These books are on reserve for your class. You can check them out for 2 hours at a time from the Access & Instruction Desk. The books must stay in the library.
To make life easier, scan the pages about your monument at the library's KIC scanner, located near the elevator on the Coming St side. Be sure to follow the instructions posted to get the correct book settings.
To find additional peer-reviewed research about your monument, search in JSTOR, the library's Discovery Service (which searches many databases at once), or in one of the other Secondary Sources databases listed on the Find Sources tab of this guide. Feel free to make an appointment if you aren't finding what you need.
Many of you will be able to find diagrams and images of your monument in JSTOR's image collections, so that can be a great place to start for both images and articles.

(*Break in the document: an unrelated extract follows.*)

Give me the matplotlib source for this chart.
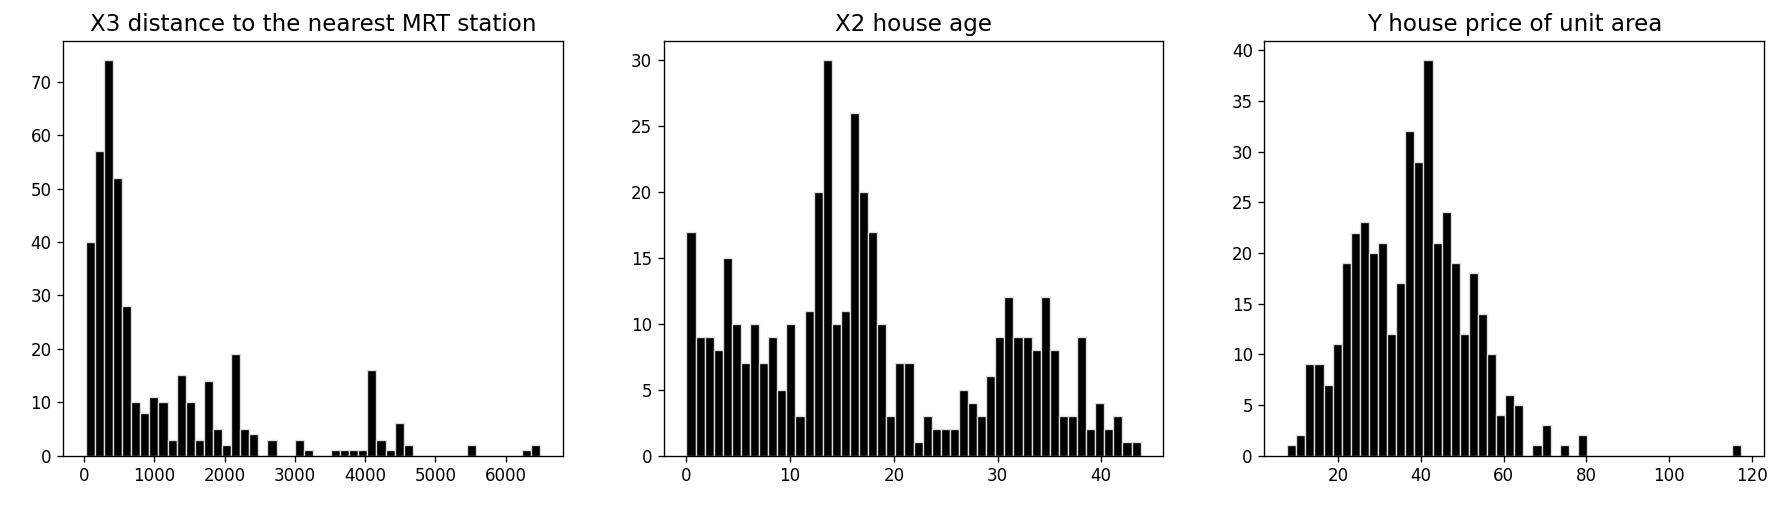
import numpy as np
from matplotlib import pyplot as plt

# bin counts (50 bins each)
x3_range = (23.38, 6488.02)
x3_counts = [40, 57, 74, 52, 28, 10, 8, 11, 10, 3,
             15, 10, 3, 14, 5, 2, 19, 5, 4, 0,
             3, 0, 0, 3, 1, 0, 0, 1, 1, 1,
             1, 16, 3, 1, 6, 2, 0, 0, 0, 0,
             0, 0, 2, 0, 0, 0, 0, 0, 1, 2]

x2_range = (0.0, 43.8)
x2_counts = [17, 9, 9, 8, 15, 10, 7, 10, 7, 9,
             5, 10, 3, 11, 20, 30, 10, 11, 26, 20,
             17, 10, 3, 7, 7, 1, 3, 2, 2, 2,
             5, 4, 3, 6, 9, 12, 9, 9, 8, 12,
             8, 3, 3, 9, 2, 4, 2, 3, 1, 1]

y_range = (7.6, 117.5)
y_counts = [1, 2, 9, 9, 7, 11, 19, 22, 23, 20,
            21, 12, 17, 32, 29, 39, 21, 24, 19, 12,
            18, 14, 10, 4, 6, 5, 0, 1, 3, 0,
            1, 0, 2, 0, 0, 0, 0, 0, 0, 0,
            0, 0, 0, 0, 0, 0, 0, 0, 0, 1]

titles = ['X3 distance to the nearest MRT station', 'X2 house age',
          'Y house price of unit area']


def main():
    fig, axes = plt.subplots(1, 3, figsize=(1792 / 120, 508 / 120), dpi=120)
    fig.subplots_adjust(left=0.0352, right=0.9844, bottom=0.1033, top=0.92,
                        wspace=0.2024)

    panels = [(x3_range, x3_counts), (x2_range, x2_counts), (y_range, y_counts)]
    for ax, (rng, counts), title in zip(axes, panels, titles):
        edges = np.linspace(rng[0], rng[1], len(counts) + 1)
        ax.hist(edges[:-1], bins=edges, weights=counts,
                color='black', edgecolor='#dddddd', linewidth=0.8)
        ax.set_title(title, fontsize=13.8)

    fig.savefig('out.png', dpi=120)


if __name__ == "__main__":
    main()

Offers archival journal collections in the humanities, social sciences, and sciences as well as robust image collections from libraries, museums, and archives including Artstor.
Citing your LTUR entry:
Cite the specific entry for your monument as you would a chapter in an edited volume.
Here is an example:
Liberati Silverio, Anna Maria. 1993. “Aqua Alsietina.” In Lexicon Topographicum Urbis Romae, vol. 1, edited by Eva Margareta Steinby. Edizioni Quasar.
In the example above, Anna Maria Liberati Silverio is the author of the entry on the Aqua Alsietina. Replace those parts with the author and title of your monument's entry, and be sure to include the correct volume number.